The fiend Ennui awhile consents to pine
Jan. 02, 2004 ] 5:03 AM
Ennui. That word crops up far too much these days. I assiduously apply it to every aspect of my life that I show a lack of interest in. I used to be effusively passionate in almost everything I enjoyed or disliked. There was rarely a spectrum of emotion. Often, it was one extreme or the other. And when I displaced myself from either end of the spectrum, I was restless, discontented and felt out of place.

The only exception these days, is of course the intolerance that comes so quick. Thank goodness for incalculated manners. I know that I felt somewhat guilty and penitent after that outpouring of scorn (online) about that annoying man. And had I not been restrained by good manners when the incident took place, I would have done something that I would have immured myself in such a mire of mutual bad feeling that I wouldn't be able to pull myself out of.

That is my most besetting flaw. The blind spot that ensures that whoever has the misfortune to blaze himself into my bad books is never erased. There will forever be this wall of coolness and disdain between said person and I.
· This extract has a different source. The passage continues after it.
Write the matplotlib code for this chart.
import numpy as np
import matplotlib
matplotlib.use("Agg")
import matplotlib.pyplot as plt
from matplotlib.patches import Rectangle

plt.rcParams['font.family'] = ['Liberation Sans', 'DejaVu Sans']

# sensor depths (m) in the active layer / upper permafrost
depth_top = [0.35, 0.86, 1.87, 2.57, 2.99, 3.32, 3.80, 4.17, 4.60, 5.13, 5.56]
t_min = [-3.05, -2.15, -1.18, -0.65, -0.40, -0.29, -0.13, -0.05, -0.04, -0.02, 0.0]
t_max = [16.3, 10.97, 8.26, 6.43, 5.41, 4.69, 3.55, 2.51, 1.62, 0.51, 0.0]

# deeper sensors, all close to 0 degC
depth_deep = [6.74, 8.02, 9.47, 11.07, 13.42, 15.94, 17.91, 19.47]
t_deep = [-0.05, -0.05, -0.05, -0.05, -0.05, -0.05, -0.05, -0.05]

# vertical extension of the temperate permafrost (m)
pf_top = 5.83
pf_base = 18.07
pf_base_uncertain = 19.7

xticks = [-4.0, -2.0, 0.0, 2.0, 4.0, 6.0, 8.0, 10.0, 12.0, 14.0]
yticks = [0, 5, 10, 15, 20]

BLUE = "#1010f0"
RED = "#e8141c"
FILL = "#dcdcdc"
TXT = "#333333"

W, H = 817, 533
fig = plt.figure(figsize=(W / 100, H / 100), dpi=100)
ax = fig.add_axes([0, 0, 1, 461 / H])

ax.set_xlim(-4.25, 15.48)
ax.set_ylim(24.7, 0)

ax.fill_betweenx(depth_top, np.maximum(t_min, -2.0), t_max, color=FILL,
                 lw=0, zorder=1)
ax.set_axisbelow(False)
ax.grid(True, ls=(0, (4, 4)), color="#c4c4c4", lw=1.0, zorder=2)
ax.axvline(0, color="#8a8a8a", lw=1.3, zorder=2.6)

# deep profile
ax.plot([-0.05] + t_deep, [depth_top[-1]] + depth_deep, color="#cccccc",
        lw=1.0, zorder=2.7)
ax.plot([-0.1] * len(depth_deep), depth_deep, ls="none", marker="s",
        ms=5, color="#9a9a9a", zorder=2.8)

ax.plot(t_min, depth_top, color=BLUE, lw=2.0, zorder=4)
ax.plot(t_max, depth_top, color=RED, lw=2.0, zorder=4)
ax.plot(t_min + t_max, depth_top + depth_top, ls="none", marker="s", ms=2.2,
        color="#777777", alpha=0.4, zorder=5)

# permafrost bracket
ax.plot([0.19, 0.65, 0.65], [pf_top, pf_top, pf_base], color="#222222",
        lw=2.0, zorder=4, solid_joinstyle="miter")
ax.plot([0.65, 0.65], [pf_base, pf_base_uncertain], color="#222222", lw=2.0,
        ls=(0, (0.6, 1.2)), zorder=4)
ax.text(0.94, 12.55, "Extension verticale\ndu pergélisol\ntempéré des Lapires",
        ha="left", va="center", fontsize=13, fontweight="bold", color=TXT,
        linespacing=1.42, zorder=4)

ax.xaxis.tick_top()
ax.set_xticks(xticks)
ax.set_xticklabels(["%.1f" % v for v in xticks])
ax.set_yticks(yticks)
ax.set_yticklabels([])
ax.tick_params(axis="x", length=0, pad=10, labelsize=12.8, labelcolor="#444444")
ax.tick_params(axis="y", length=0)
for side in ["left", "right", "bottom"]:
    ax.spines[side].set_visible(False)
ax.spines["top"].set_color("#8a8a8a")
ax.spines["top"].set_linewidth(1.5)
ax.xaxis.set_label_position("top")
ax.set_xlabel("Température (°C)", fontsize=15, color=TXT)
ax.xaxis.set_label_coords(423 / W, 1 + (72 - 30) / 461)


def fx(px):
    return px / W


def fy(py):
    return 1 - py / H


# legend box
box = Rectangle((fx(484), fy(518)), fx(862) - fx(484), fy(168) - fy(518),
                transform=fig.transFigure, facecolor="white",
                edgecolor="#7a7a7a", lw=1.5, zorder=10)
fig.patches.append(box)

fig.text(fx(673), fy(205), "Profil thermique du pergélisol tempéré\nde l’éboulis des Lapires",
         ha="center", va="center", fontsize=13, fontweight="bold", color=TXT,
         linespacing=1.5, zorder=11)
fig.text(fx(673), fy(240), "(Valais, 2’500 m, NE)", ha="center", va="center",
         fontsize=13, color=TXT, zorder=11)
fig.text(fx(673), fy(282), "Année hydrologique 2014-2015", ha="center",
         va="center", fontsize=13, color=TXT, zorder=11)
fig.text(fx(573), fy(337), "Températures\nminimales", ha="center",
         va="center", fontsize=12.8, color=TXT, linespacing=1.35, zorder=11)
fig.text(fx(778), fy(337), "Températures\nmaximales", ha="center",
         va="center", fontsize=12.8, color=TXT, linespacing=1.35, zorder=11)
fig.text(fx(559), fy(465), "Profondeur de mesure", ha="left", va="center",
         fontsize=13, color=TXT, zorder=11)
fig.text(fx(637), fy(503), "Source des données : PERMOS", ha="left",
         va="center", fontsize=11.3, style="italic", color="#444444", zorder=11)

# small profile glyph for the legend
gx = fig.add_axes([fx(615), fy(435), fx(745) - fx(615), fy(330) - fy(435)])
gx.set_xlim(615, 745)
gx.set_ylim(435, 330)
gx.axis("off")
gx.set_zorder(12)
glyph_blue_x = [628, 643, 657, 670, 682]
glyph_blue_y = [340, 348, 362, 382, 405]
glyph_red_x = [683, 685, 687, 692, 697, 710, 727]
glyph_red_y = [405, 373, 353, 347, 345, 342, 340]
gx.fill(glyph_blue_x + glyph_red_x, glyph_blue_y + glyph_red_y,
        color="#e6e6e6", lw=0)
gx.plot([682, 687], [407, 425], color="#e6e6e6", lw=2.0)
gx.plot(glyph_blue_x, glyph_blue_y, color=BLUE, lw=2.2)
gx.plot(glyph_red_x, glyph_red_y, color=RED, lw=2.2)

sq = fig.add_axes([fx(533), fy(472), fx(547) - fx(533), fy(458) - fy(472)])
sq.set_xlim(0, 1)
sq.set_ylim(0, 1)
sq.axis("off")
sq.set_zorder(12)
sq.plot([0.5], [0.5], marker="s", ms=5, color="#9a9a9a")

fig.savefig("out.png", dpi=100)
As it is, I think I was so reserved and cool with that annoying man that I probably ended up sounding extremely curt (and rude) to his later attempts at conversation.

But ennui is what I blame for my disinterest in almost everything else. Including the Beau. It is probably why I don't feel much when re-reading my past entries except the occasional self-censorship and critical analysis, and maybe a complex roil of sadness and amusement at my own naivety. I digress.

I have noticed that a number of people in the blog community are embroiled in the situation of long distance relationships. A couple of them are not explicitly involved in one. Instead they are the confidants of someone who is. Nevertheless, a scenario which should evoke some sort of empathy is merely regarded with cool detachment.

The Beau has been gone for over two months. And I will probably not see him for quite a while yet. But there is no excess of dependence or of loss attached to the entire situation. Yes, I look forward to his phone calls. A couple of times, I did weep and refuse to let him end the call, because I couldn't bear to sever the electronic connection we had. I smile when I receive a SMS. I check my mail religiously and it puts me in a good mood when he does write. But all in all, in comparison with the last relationship with the Captain, I sense a difference.

It could be because this isn't the first LDR I am going through. Mentally, I understand the logistics of the situation and subconsciously no longer allocate that many resources to actively miss the Beau. Perhaps, I have slipped easily into the rhythm of independence and self-reliance incalculated earlier, because it is a familiar routine.

Maybe I don't like this boyfriend as much as I liked the last one. (I hardly tell him I love him anymore, and the few times I do, I had to choke the words out.)

Or perhaps, as I have pondered on for quite a while, maybe I just don't like men that fall too deeply in love with me. Maybe, I am one of those masochistic women who prefer the malestrom of pain and uncertainty in a relationship to a nice normal loving one. Analysing my past relationship with the Capt., I realised that my desire for him was the strongest in the beginning when it stemmed from the uncertainty of his feelings. He was clingy, dependent and far too possessive when I ended it.

It is now the same with the Beau. In the recent months, he has succumbed to the "absence makes the heart grow fonder" syndrome. He now realises how "comfortable" he actually feels when he is with me, in spite of all our spirited arguments. The one time I caught him at a lie, he scurried around at 4 in the morning looking for a public payphone so that he could call me and explain. He also apologised for the first time in as long as I can remember.

And it was not just a grudging apology; it was a teary one, wrenched from a fear of losing me and thick with swallowed pride. It was also heavily redolent of the same heady emotion that characterised the first weeks of our relationship and the early quarrels. And he swallowed his pride again two weeks later when I was miserable and depressed.

Somehow, I cannot seem to break my feelings into its proper components. Is this lack of interest due to a knowledge of loving security? Or is it merely a symptom of the wider spread of ennui? Or perhaps I am content in my insulated singular world at this moment?

Perhaps I am masochistic. I guess, I could sum up my criteria for a partner. He has to be able to dominate me; any man who is trampled into the dust is regarded as weak and dull and I lose interest. It enables the outpour of feeling that makes me feel alive. Too often I see a relationship as a power struggle. Sometimes I am seized by the fear that if I am careless enough, I will lose it all in some foolish childish competitiveness.

All of which is not a sign of a healthy person, or a person able to maintain a healthy relationship.